The Cask of Amontillado Analysis
- In “The Cask of Amontillado,” Poe introduces an unreliable narrator, irrational elements, and the play of opposites to create a bizarre, nightmarish atmosphere that leaves the boundaries between reality and illusion unclear.
- Along with revenge, alcohol is a central subject of the story, affecting Fortunato’s state of mind and luring him to his death. Wine, a good that promises pleasure, is paradoxically stored in the catacombs, a place of death and decay.
- Montresor’s murder of his “friend,” committed for no clear reason apart from the unstated “thousand injuries of Fortunato,” is emblematic of humanity’s contradictory nature and the meaninglessness of life.
More than other tales by Poe, “The Cask of Amontillado” is a study in opposites. The setting is Italy during Carnival, a time of joy and revelry. The warm Mediterranean lands seem to have held a special position in the hearts of English and American writers of the nineteenth century. Here was a place where there was a kind of freedom, a contrast to the cold and strait-laced anglophone world. Fortunato is one of the revelers, wearing “motley,” a clown's muticolored outfit with a conical cap adorned with jingling bells. He is also drunk. The appearance of Montresor's victim is one of innocent playfulness, hardly that of a man who has inflicted the thousand injuries Montresor claims and which are the motive for the gruesome revenge he carries out.
The central subject of the tale is alcohol as much as it is vengeance. Not only is Fortunato under the influence, but the bait Montresor devises for him is wine. The catacombs themselves contain an opposition of ideas. A wine vault, the place where the valued intoxicants and the ecstasy they promise are stored, is located amid the bones of the dead. “We had passed through walls of piled bones,” Montresor says, “with casks and puncheons intermingling, into the inmost recesses of catacombs.” It's a paradoxical setting, but one that reflects Montresor's point of view relating to the man he plans to kill. The behavior of the men to each other suggests that they are, in fact, the closest of friends, though from Montresor's standpoint they are enemies. Montresor hates Fortunato enough to kill him, and to kill him in a particularly sadistic fashion. In spite of this, he continues to refer to him as a friend—actually, as “my poor friend,” when Fortunato, besides being intoxicated, is seized by a horrible fit of coughing as they journey through the damp vault.

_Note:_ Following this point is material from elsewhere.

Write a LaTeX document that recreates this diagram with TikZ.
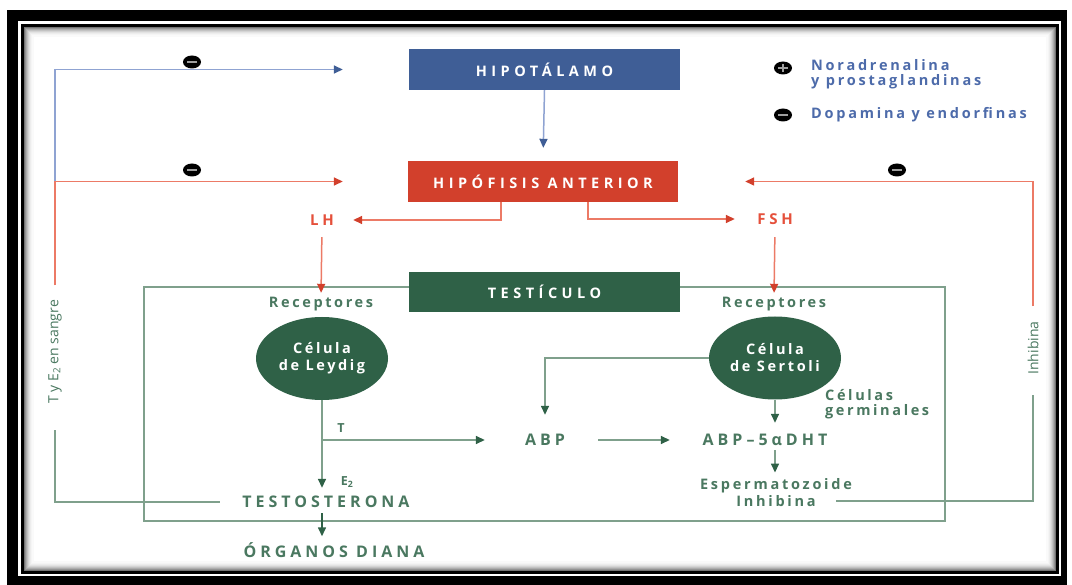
\documentclass[tikz,border=0pt]{standalone}
\usepackage{fontspec}
\setmainfont{Open Sans}
\newfontfamily\boxf{Open Sans}[LetterSpace=31]
\newfontfamily\capsf{Open Sans}[LetterSpace=25]
\newfontfamily\lowf{Open Sans}[LetterSpace=18]
\newfontfamily\legf{Open Sans}[LetterSpace=19]
\usetikzlibrary{arrows.meta,shapes.geometric}
\definecolor{hblue}{HTML}{3F5E96}
\definecolor{lblue}{HTML}{8FA3D2}
\definecolor{tblue}{HTML}{4D6BAA}
\definecolor{hred}{HTML}{D2402C}
\definecolor{lred}{HTML}{EC7A66}
\definecolor{tred}{HTML}{E5503B}
\definecolor{dgreen}{HTML}{2F6147}
\definecolor{lgreen}{HTML}{7FA08C}
\definecolor{tgreen}{HTML}{4A7860}
\begin{document}
\begin{tikzpicture}[x=1pt,y=-1pt,
 tx/.style={inner sep=0pt, minimum height=14},
 caps/.style={tx, font=\capsf\bfseries\fontsize{16}{18}\selectfont},
 low/.style={tx, font=\lowf\bfseries\fontsize{14.5}{16}\selectfont},
 box/.style={tx, font=\boxf\bfseries\fontsize{14.5}{17}\selectfont, text=white, minimum width=271, minimum height=41},
 cell/.style={ellipse, fill=dgreen, text=white, minimum width=132, minimum height=83, inner sep=0pt, align=center, font=\lowf\bfseries\fontsize{14.5}{17}\selectfont},
 rot/.style={tx, rotate=90, text=tgreen, font=\fontsize{14}{16}\selectfont},
 bl/.style={lblue, line width=1.5},
 rl/.style={lred, line width=1.5},
 gl/.style={lgreen, line width=1.5},
 barr/.style={-{Triangle[length=9pt,width=8pt,color=hblue]}},
 rarr/.style={-{Triangle[length=9pt,width=8pt,color=hred]}},
 garr/.style={-{Triangle[length=9pt,width=8pt,color=dgreen]}},
 minus/.style={ellipse, fill=black, minimum width=18, minimum height=13, inner sep=0pt,
   path picture={\draw[gray!75, line width=2.2] ([xshift=-5pt]path picture bounding box.center) -- ([xshift=5pt]path picture bounding box.center);}},
 plus/.style={ellipse, fill=black, minimum width=18, minimum height=13, inner sep=0pt,
   path picture={\draw[gray!75, line width=2.2] ([xshift=-5pt]path picture bounding box.center) -- ([xshift=5pt]path picture bounding box.center) ([yshift=-4pt]path picture bounding box.center) -- ([yshift=4pt]path picture bounding box.center);}}
]
\useasboundingbox (0,0) rectangle (1072,585);
% frame
\fill[black] (7,10) rectangle (1067,585);
\fill[white] (18,21) rectangle (1061,576);
\draw[black, line width=3] (22.5,25.5) rectangle (1057.5,572.5);
\foreach \i/\c in {1/55,2/42,3/32,4/24,5/17,6/11,7/7,8/4,9/2}{
  \draw[black!\c, line width=1.1] (24+\i,27+\i) rectangle (1056-\i,571-\i);}

% main boxes
\node[box, fill=hblue] (hip) at (544.5,69.5) {HIPOTÁLAMO};
\node[box, fill=hred, minimum width=270] (pit) at (543,181.5) {HIPÓFISIS ANTERIOR};
\node[draw=lgreen, line width=1.5, minimum width=801, minimum height=234, inner sep=0pt] (big) at (544.5,404) {};
\node[box, fill=dgreen, minimum height=40] (tes) at (544.5,292) {TESTÍCULO};

% hormones
\node[caps, text=tred, font=\capsf\bfseries\fontsize{15}{17}\selectfont, minimum width=28] (LH) at (322,220) {LH};
\node[caps, text=tred, font=\capsf\bfseries\fontsize{15}{17}\selectfont, minimum width=45] (FSH) at (775,219) {FSH};
\node[low, text=tgreen, minimum width=109] (recL) at (321,304) {Receptores};
\node[low, text=tgreen, minimum width=109] (recR) at (774,304) {Receptores};
\node[cell] (ley) at (322,358.5) {Célula\\de Leydig};
\node[cell] (ser) at (775,358) {Célula\\de Sertoli};
\node[caps, text=tgreen, minimum width=46] (ABP) at (545,440) {ABP};
\node[caps, text=tgreen, minimum width=144] (ABP5) at (765,440) {ABP–5αDHT};
\node[low, text=tgreen, font=\legf\bfseries\fontsize{14.5}{16}\selectfont, minimum width=155] (esp) at (776,486) {Espermatozoide};
\node[low, text=tgreen, font=\legf\bfseries\fontsize{14.5}{16}\selectfont, minimum width=77] (inh) at (776,501) {Inhibina};
\node[low, text=tgreen, anchor=west, align=left, font=\lowf\bfseries\fontsize{14.5}{15}\selectfont] (germ) at (825,404.5) {Células\\germinales};
\node[caps, text=tgreen, minimum width=172] (testo) at (326,502) {TESTOSTERONA};
\node[caps, text=tgreen, minimum width=188] (org) at (334,550) {ÓRGANOS DIANA};
\node[low, text=tgreen, font=\lowf\bfseries\fontsize{12.5}{14}\selectfont] (Tl) at (341,428) {T};
\node[low, text=tgreen, font=\lowf\bfseries\fontsize{12.5}{14}\selectfont] (E2l) at (347,482) {E\textsubscript{2}};
\node[rot, minimum width=101] (tye) at (55,352) {T y E\textsubscript{2} en sangre};
\node[rot, minimum width=50] (inhr) at (1033,348) {Inhibina};

% signs
\node[minus] (m1) at (192,62) {};
\node[minus] (m2) at (192,170) {};
\node[minus] (m3) at (897,170) {};
\node[plus] (lp) at (783,68) {};
\node[minus] (lm) at (783,115) {};
\node[low, text=tblue, anchor=west, align=left, font=\legf\bfseries\fontsize{14.5}{15}\selectfont] (legp) at (811,74.5) {Noradrenalina\\y prostaglandinas};
\node[low, text=tblue, anchor=west, font=\legf\bfseries\fontsize{14.5}{15}\selectfont] (legm) at (811,115) {Dopamina y endorfinas};

% connectors: top
\draw[bl, barr, shorten >=13pt] (hip.south) -- (pit.north);
\draw[rl, rarr, shorten >=17pt] ([xshift=-42pt]pit.south) |- (LH.east);
\draw[rl, rarr, shorten >=17.5pt] ([xshift=45pt]pit.south) |- (FSH.west);
\draw[rl, rarr, shorten <=10pt, shorten >=4pt] (LH.south) -- (recL.north);
\draw[rl, rarr, shorten <=11pt, shorten >=4pt] (FSH.south) -- (recR.north);

% inside testis
\coordinate (tb) at (ley.south |- ABP.west);
\draw[gl, garr, shorten >=7pt] (ley.south) -- (ley.south |- testo.north);
\draw[gl, garr, shorten >=37pt] (tb) -- (ABP.west);
\draw[gl, garr, shorten <=30pt, shorten >=23pt] (ABP.east) -- (ABP5.west);
\draw[gl, garr, shorten >=18pt] (ser.west) -| (ABP.north);
\draw[gl, garr, shorten >=10pt] (ser.south) -- (ser.south |- ABP5.north);
\draw[gl, garr, shorten <=3pt, shorten >=6pt] (ser.south |- ABP5.south) -- (ser.south |- esp.north);
\draw[line width=1.5, dgreen, garr, shorten <=4pt, shorten >=6pt] (ley.south |- testo.south) -- (ley.south |- org.north);

% feedback left
\draw[gl, shorten <=20pt, shorten >=25.5pt] (testo.west) -| (tye.west);
\draw[rl, rarr, shorten <=14.5pt, shorten >=65pt] (tye.east) |- (pit.west);
\coordinate (lc) at (tye.east |- pit.west);
\draw[bl, barr, shorten >=66pt] (lc) |- (hip.west);

% feedback right
\draw[gl, shorten <=20.5pt, shorten >=20pt] (inh.east) -| (inhr.west);
\draw[rl, rarr, shorten <=15pt, shorten >=67pt] (inhr.east) |- (pit.east);
\end{tikzpicture}
\end{document}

The question of friendship or brotherhood is emphasized in an exchange between them about freemasonry. The “gesticulation” by Fortunato, which Montresor does not understand, is evidence of Fortunato's being a mason and knowing a secret sign. Montresor, to Fortunato's surprise, tells him that he belongs to the order as well, and as an indication of this, he shows him the trowel he has been carrying under his coat. This is the instrument he will use to build the wall of Fortunato's tomb. It thus symbolizes both the brotherhood of the order, and death.
The scene also shows the schizoid nature of the “friendship” between the two. If they are close friends, as Montresor asserts and as Fortunato's trusting attitude to him would indicate, it's odd that Fortunato would have any doubt about Montresor's status with regard to the masonic brotherhood. One would think he would either know Montresor is a mason or know he isn't one. The exchange about freemasonry appears to have little relevance to the action, but it is typical of Poe to add incidental bits of irrationality to a narrative. It enhances the atmosphere of surprise and contradiction that permeates the story.
Fortunato, significantly, does not even seem to react when Montresor leads him into the makeshift tomb and chains him to the wall. One would think that even a drunken man would attempt to fight back. “He was too much astounded to resist,” Montresor says. Fortunato's only words at this point are “The Amontillado.” The narration of this sequence is so rapid and even perfunctory that what is taking place at the moment might escape the reader. Before one even knows what has happened, the reader, just like Fortunato, is confronted with Montresor suddenly busying himself...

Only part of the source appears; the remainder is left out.